= Records to process =
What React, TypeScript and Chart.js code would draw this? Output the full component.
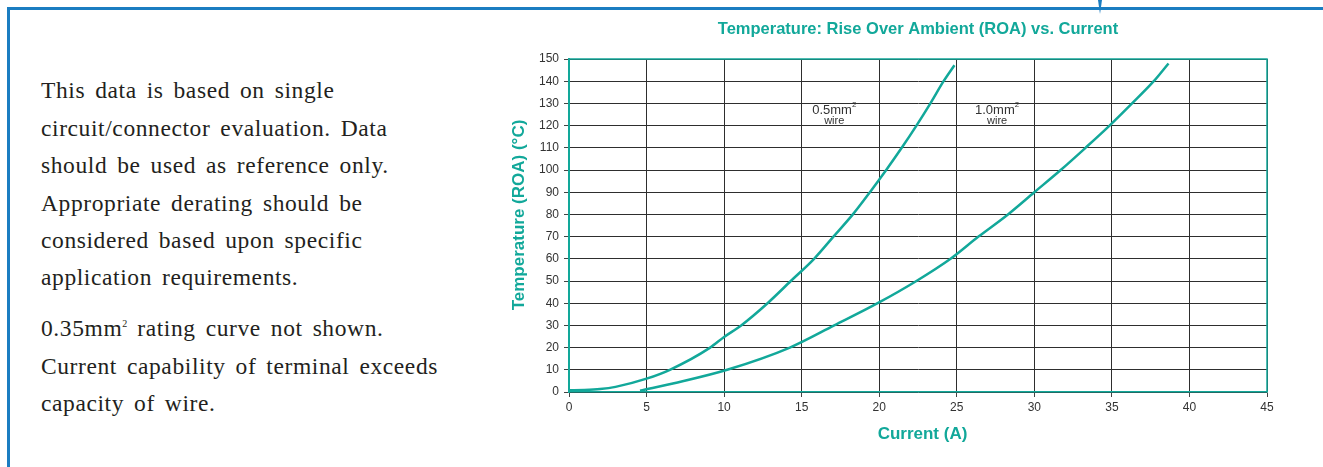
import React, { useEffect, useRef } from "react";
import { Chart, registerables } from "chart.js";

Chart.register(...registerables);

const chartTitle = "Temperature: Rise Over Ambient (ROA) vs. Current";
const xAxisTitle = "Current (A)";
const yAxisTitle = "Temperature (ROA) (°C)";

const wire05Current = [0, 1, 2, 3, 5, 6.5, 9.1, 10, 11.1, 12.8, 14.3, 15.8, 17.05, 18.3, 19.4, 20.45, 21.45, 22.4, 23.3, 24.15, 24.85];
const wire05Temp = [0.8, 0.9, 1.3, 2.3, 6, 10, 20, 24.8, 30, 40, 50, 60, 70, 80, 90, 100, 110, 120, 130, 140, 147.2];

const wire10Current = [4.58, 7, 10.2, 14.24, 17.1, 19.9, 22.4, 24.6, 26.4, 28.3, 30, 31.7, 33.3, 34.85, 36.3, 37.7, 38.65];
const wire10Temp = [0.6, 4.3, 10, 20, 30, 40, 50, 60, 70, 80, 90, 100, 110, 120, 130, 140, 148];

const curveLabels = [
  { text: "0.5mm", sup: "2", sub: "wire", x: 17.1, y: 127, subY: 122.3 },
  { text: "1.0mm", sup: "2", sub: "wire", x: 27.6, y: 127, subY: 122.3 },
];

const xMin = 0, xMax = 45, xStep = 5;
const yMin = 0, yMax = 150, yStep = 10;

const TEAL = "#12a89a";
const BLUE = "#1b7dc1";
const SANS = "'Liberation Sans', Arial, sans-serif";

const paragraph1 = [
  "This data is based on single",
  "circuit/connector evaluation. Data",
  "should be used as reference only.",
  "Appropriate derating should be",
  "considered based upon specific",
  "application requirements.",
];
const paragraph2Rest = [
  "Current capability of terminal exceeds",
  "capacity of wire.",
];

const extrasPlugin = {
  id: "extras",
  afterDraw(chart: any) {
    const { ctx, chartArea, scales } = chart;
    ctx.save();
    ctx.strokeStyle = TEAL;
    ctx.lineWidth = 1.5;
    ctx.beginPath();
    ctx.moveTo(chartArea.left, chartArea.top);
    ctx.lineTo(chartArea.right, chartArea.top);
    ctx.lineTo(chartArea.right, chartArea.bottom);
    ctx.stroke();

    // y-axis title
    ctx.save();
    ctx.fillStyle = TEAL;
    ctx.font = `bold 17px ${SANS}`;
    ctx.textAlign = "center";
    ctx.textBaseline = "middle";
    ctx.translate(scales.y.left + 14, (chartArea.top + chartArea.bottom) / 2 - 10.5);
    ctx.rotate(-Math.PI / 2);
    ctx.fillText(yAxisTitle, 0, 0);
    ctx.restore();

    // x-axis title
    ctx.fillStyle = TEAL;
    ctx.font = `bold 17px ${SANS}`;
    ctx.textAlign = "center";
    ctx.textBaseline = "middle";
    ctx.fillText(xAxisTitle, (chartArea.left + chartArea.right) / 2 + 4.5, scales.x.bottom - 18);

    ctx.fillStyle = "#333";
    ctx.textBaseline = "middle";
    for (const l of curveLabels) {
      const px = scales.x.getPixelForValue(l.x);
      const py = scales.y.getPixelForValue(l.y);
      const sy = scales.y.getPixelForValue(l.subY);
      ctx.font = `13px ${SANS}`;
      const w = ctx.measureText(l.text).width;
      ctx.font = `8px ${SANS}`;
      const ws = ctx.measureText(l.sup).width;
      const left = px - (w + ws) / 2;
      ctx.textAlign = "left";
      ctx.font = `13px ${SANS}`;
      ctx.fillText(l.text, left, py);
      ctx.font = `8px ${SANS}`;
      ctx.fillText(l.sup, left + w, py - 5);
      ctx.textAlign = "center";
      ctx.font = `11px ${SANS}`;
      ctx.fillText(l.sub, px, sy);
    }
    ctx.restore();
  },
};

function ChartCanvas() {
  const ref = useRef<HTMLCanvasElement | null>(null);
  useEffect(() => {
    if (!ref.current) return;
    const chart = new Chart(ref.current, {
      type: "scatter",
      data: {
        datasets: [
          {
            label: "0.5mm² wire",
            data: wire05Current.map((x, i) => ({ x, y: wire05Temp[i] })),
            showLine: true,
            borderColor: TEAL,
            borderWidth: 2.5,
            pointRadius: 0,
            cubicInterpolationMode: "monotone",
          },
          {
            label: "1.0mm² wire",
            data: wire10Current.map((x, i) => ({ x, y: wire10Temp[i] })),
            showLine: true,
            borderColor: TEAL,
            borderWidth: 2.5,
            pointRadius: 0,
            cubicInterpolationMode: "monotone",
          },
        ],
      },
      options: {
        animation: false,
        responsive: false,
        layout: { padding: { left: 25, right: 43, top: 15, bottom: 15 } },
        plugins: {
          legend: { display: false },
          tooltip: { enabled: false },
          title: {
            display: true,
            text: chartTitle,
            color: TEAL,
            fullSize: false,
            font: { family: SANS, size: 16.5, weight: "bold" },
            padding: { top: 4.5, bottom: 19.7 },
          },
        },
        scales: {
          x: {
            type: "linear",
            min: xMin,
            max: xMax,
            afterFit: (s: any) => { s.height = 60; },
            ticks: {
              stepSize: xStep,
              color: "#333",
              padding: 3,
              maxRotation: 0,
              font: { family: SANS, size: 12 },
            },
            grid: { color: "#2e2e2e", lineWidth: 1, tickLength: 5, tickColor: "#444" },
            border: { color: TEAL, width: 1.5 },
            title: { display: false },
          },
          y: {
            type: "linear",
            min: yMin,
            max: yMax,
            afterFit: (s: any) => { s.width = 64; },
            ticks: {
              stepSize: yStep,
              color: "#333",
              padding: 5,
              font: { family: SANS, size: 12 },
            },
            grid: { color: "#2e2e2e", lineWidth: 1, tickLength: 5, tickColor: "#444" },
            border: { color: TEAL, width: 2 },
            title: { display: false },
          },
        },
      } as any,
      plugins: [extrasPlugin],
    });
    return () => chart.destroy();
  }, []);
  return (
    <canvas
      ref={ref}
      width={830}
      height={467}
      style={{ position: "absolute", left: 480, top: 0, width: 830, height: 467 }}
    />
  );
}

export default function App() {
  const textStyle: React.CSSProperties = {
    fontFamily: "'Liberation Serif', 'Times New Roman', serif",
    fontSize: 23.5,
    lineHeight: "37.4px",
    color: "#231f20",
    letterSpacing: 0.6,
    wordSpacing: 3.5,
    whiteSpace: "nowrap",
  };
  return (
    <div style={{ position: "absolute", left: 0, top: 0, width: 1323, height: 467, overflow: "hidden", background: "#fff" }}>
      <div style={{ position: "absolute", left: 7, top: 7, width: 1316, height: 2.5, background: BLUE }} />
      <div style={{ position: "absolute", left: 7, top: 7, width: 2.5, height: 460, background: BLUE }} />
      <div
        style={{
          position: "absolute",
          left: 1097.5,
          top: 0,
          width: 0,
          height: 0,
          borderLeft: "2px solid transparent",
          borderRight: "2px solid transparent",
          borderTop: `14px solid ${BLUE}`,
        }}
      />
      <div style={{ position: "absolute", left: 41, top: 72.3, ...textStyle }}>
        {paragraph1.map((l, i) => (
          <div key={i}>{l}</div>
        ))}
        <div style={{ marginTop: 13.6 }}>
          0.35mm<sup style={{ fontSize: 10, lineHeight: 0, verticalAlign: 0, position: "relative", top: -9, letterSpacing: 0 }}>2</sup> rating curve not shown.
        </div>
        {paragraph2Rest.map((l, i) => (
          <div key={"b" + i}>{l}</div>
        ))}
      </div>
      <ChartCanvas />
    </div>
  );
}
* * *
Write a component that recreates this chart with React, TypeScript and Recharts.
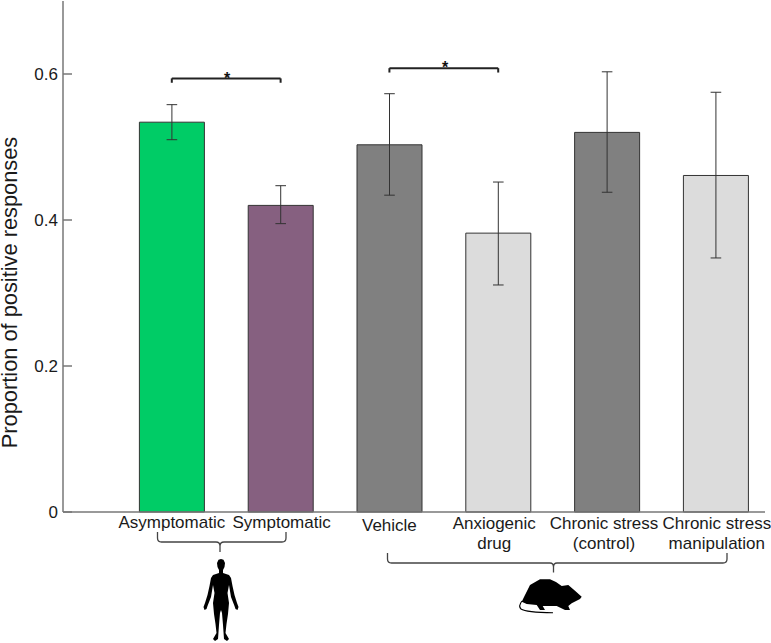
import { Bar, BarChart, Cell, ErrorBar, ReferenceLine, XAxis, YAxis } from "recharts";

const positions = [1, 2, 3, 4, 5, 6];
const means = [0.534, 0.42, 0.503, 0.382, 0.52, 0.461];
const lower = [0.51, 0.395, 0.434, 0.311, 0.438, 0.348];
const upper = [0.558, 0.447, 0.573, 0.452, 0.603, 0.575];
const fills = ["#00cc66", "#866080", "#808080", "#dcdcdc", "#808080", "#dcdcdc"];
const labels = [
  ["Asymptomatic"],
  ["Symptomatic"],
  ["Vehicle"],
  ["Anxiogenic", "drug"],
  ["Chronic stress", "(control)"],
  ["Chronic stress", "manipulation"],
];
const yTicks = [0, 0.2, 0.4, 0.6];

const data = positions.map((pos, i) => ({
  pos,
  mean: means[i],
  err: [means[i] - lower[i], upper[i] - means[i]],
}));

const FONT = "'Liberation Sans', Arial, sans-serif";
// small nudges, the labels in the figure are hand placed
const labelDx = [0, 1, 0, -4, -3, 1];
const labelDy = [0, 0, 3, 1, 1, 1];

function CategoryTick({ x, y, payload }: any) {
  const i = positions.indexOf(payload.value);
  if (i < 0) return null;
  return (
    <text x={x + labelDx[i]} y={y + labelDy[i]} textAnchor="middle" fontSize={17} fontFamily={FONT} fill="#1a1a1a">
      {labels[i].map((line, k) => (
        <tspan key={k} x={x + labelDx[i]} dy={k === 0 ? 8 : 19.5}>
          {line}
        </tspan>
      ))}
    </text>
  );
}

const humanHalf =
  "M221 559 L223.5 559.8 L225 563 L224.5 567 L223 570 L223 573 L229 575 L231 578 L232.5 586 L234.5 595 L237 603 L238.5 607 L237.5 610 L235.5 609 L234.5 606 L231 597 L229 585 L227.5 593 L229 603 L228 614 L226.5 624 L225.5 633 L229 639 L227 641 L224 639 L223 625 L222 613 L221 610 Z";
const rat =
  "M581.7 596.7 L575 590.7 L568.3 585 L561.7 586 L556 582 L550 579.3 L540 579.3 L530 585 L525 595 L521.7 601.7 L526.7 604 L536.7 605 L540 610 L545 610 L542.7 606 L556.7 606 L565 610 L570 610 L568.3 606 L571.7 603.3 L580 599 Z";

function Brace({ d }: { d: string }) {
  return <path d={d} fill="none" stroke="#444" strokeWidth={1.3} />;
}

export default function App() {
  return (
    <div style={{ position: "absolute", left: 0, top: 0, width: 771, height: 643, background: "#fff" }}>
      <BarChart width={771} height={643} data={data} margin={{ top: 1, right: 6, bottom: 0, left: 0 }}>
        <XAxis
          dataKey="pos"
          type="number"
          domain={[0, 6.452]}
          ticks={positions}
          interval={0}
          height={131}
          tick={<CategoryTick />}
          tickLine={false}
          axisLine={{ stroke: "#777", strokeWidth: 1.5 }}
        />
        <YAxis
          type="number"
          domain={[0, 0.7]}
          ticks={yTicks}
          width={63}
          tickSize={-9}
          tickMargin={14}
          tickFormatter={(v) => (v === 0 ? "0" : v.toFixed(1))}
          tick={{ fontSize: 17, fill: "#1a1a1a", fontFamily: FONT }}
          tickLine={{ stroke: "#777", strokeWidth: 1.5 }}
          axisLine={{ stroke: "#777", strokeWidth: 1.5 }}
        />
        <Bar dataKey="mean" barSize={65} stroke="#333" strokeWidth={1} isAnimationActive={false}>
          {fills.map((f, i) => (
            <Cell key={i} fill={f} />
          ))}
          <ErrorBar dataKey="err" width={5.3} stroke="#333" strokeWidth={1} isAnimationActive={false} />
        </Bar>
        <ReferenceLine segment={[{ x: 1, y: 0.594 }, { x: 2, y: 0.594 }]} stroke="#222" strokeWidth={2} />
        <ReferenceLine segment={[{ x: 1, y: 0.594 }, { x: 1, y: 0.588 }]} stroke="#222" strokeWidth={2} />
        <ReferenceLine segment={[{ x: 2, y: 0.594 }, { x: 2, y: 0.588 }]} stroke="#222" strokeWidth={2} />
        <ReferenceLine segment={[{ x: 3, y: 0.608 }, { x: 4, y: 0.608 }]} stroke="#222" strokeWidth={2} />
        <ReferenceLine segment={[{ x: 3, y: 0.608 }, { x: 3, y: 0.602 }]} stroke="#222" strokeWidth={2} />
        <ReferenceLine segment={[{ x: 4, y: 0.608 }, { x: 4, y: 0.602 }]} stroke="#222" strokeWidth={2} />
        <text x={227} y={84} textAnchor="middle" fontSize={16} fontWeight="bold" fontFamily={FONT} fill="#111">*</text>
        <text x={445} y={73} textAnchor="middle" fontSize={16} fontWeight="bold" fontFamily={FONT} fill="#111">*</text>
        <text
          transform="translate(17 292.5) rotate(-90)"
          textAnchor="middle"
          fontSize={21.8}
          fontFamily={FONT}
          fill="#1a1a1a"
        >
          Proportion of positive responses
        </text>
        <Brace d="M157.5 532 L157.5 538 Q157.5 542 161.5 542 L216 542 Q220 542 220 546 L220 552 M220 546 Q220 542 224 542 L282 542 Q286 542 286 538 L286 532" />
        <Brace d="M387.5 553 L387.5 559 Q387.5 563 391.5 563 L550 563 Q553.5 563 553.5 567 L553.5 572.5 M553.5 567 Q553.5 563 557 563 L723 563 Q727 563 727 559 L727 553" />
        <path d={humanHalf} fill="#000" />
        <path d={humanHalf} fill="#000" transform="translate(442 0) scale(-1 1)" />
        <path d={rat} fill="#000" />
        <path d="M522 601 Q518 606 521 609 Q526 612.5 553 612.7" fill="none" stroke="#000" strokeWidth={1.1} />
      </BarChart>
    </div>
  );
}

= Task prompt =
Starting at the line containing "What React, TypeScript" and ending at the line containing "130, 140, 148];", copy those lines exactly, both included, and nothing more. Leave out any picture.

= Full response =
What React, TypeScript and Chart.js code would draw this? Output the full component.
import React, { useEffect, useRef } from "react";
import { Chart, registerables } from "chart.js";

Chart.register(...registerables);

const chartTitle = "Temperature: Rise Over Ambient (ROA) vs. Current";
const xAxisTitle = "Current (A)";
const yAxisTitle = "Temperature (ROA) (°C)";

const wire05Current = [0, 1, 2, 3, 5, 6.5, 9.1, 10, 11.1, 12.8, 14.3, 15.8, 17.05, 18.3, 19.4, 20.45, 21.45, 22.4, 23.3, 24.15, 24.85];
const wire05Temp = [0.8, 0.9, 1.3, 2.3, 6, 10, 20, 24.8, 30, 40, 50, 60, 70, 80, 90, 100, 110, 120, 130, 140, 147.2];

const wire10Current = [4.58, 7, 10.2, 14.24, 17.1, 19.9, 22.4, 24.6, 26.4, 28.3, 30, 31.7, 33.3, 34.85, 36.3, 37.7, 38.65];
const wire10Temp = [0.6, 4.3, 10, 20, 30, 40, 50, 60, 70, 80, 90, 100, 110, 120, 130, 140, 148];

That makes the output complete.